== Exercise description ==
Reproduce exactly the lines starting at the line that contains "Write the matplotlib code for this chart." and ending at the line that contains "yticks = [0, 2000, 4000, 6000, 8000, 10000, 12000]". Omit pictures.

........

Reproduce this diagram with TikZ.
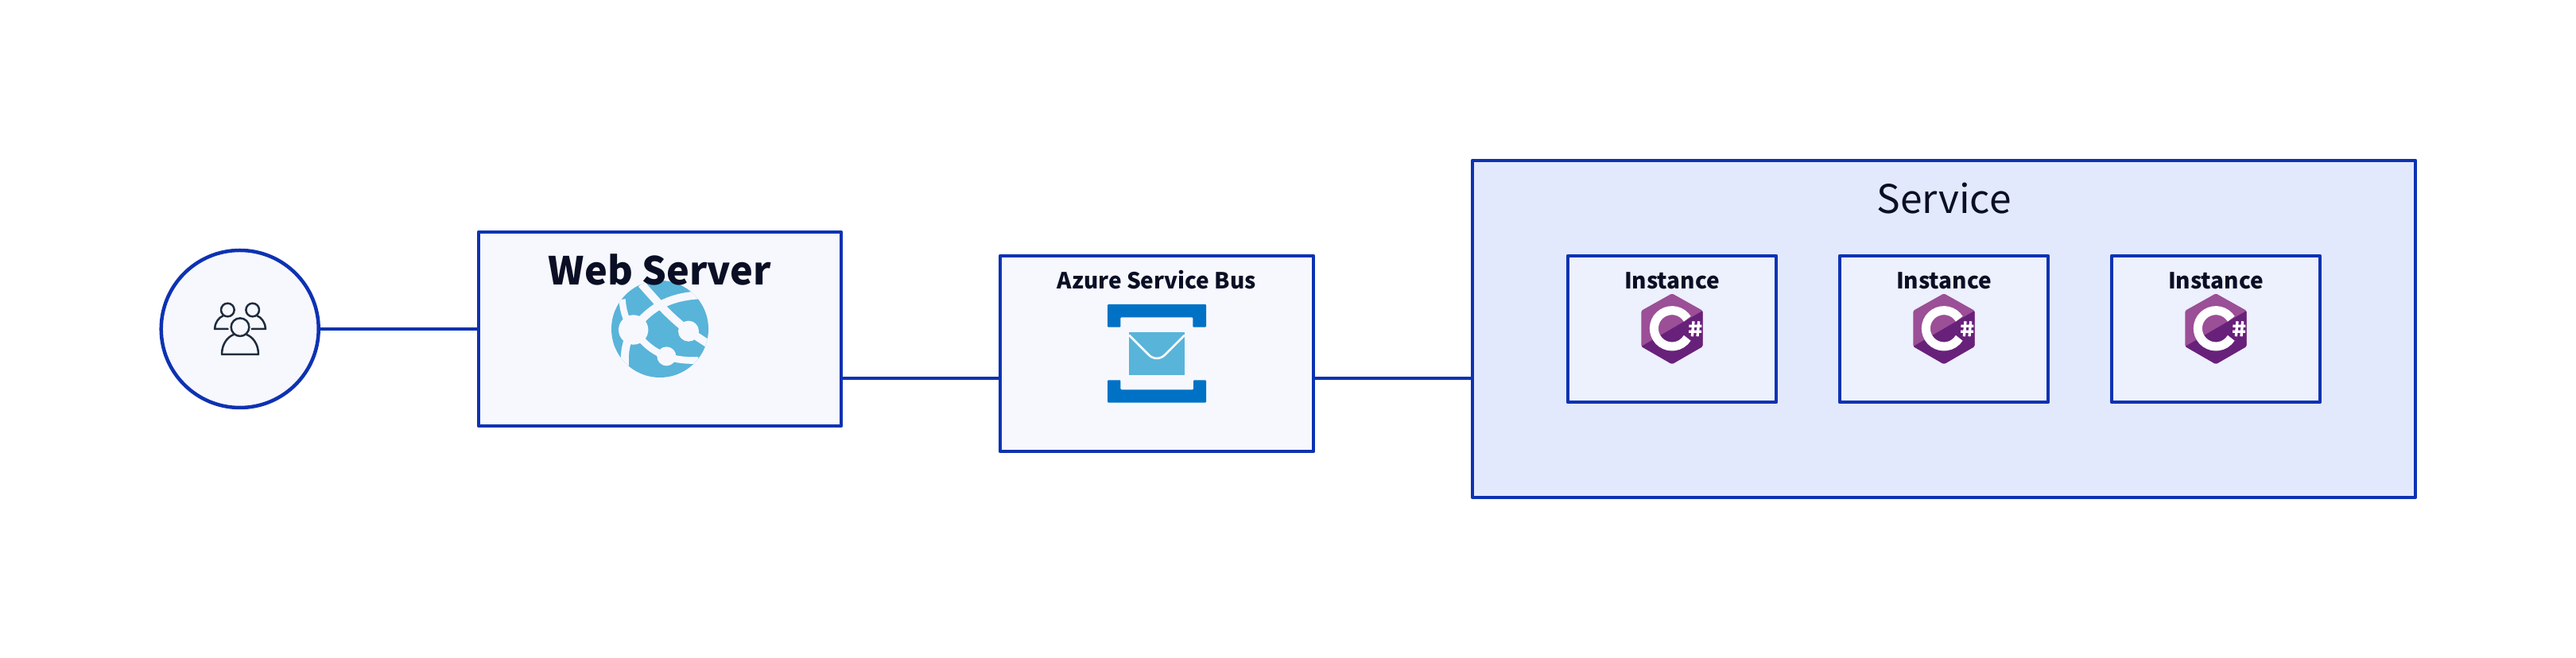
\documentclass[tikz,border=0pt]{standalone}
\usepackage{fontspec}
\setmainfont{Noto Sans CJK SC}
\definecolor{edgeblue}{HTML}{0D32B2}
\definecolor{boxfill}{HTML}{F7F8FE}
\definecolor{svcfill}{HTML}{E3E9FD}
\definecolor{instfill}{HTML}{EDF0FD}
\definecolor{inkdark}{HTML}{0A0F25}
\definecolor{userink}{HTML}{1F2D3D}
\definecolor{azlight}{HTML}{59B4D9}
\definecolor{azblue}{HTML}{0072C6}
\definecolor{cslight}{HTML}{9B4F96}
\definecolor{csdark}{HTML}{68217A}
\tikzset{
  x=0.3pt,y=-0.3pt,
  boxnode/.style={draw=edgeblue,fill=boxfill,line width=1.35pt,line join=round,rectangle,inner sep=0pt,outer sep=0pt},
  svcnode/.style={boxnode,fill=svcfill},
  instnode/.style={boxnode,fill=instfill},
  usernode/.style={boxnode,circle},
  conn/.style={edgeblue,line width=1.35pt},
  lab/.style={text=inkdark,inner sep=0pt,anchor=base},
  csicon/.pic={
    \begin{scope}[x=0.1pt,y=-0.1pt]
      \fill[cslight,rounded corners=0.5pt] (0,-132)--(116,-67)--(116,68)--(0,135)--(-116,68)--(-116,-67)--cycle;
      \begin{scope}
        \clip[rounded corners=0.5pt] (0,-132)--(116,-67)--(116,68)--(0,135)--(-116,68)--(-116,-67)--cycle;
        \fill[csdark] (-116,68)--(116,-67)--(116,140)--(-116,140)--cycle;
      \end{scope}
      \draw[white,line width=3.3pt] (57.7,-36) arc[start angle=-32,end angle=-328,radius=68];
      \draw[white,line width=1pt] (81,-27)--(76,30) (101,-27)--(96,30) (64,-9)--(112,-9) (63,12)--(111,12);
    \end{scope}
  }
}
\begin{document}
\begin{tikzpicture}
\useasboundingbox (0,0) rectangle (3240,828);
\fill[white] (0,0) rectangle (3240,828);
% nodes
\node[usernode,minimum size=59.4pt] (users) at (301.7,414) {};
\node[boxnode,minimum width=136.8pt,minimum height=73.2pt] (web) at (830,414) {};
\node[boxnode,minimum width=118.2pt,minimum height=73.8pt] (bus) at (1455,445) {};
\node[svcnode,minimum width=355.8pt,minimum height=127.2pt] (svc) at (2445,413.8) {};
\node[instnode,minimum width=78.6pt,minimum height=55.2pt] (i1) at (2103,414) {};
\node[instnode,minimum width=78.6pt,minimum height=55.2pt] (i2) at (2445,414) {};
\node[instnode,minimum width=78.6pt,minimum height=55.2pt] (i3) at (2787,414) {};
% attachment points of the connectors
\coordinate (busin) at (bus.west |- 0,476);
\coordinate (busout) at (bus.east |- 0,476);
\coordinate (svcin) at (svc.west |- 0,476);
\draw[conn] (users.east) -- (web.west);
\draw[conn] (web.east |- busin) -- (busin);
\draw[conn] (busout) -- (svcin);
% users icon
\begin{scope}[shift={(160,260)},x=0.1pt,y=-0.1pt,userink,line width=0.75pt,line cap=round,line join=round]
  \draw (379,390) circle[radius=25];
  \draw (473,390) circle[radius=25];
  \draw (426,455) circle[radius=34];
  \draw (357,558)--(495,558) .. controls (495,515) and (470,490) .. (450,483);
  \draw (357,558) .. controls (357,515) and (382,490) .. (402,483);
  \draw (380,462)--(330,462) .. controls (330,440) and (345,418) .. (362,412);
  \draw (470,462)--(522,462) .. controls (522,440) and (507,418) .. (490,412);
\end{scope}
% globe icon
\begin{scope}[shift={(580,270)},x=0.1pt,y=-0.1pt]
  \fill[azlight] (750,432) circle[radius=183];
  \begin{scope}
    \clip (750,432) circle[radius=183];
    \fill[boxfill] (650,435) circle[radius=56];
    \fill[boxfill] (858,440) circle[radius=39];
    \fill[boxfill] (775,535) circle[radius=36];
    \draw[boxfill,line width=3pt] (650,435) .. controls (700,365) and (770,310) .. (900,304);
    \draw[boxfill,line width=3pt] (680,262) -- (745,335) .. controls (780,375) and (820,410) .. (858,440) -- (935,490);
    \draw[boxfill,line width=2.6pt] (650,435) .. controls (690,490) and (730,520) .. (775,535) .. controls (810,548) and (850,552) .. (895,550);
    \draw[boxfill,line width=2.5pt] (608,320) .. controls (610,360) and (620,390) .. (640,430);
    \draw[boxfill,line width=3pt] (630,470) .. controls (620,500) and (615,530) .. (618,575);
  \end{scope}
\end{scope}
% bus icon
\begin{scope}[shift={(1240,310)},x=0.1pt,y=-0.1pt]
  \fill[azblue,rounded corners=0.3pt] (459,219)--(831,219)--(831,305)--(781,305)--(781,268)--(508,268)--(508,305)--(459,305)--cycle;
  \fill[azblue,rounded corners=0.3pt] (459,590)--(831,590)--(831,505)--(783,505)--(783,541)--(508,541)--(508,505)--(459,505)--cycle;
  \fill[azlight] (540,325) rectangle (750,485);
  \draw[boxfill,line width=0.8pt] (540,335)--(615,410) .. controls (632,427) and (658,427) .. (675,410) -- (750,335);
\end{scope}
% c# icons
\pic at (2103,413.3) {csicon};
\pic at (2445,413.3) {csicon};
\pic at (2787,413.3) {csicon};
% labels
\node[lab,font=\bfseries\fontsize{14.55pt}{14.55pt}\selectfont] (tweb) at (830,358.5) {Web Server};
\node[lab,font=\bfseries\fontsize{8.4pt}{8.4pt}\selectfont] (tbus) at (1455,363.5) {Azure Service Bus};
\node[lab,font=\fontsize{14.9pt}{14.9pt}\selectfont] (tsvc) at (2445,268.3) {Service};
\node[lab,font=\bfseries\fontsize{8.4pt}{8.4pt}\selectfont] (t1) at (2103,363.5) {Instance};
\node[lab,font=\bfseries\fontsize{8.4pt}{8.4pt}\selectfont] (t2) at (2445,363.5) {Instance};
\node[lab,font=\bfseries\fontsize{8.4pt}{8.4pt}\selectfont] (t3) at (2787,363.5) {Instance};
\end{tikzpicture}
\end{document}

........

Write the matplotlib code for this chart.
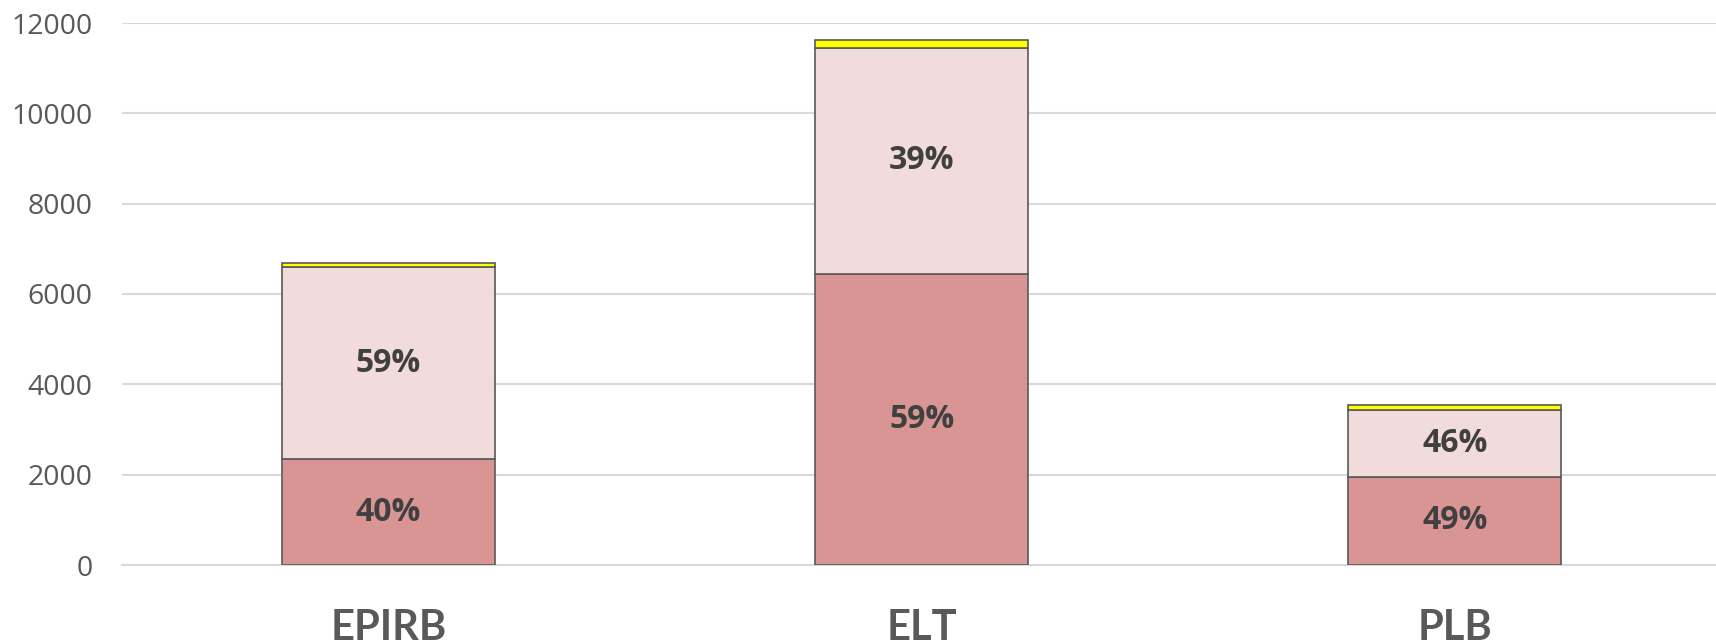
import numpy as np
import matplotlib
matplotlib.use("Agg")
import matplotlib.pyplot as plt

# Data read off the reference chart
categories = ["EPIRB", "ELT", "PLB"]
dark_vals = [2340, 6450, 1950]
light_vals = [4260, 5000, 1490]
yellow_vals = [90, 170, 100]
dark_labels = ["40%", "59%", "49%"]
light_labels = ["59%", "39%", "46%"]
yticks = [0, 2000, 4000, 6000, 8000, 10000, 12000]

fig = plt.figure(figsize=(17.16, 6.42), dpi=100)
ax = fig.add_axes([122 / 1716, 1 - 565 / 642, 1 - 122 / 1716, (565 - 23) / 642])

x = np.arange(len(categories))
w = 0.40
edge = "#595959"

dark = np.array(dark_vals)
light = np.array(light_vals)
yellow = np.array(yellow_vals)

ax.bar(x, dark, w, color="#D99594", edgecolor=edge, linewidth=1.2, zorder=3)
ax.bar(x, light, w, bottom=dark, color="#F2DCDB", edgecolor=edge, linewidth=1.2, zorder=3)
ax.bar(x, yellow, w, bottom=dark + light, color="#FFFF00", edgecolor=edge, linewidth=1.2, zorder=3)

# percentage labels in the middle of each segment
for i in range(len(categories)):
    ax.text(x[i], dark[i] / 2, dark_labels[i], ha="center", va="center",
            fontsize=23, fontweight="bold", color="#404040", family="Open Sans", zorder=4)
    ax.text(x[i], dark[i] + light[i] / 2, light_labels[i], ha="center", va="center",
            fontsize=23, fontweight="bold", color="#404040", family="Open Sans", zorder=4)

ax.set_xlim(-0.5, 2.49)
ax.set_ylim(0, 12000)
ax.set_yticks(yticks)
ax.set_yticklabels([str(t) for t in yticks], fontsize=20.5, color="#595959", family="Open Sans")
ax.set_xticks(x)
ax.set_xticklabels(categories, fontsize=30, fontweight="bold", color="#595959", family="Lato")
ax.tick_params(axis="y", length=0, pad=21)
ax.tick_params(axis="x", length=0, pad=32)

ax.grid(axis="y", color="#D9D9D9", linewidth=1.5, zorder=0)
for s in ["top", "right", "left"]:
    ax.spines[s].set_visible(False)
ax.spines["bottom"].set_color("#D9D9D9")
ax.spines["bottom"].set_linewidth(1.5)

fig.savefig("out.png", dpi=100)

........

== Output for this exercise ==
Write the matplotlib code for this chart.
import numpy as np
import matplotlib
matplotlib.use("Agg")
import matplotlib.pyplot as plt

# Data read off the reference chart
categories = ["EPIRB", "ELT", "PLB"]
dark_vals = [2340, 6450, 1950]
light_vals = [4260, 5000, 1490]
yellow_vals = [90, 170, 100]
dark_labels = ["40%", "59%", "49%"]
light_labels = ["59%", "39%", "46%"]
yticks = [0, 2000, 4000, 6000, 8000, 10000, 12000]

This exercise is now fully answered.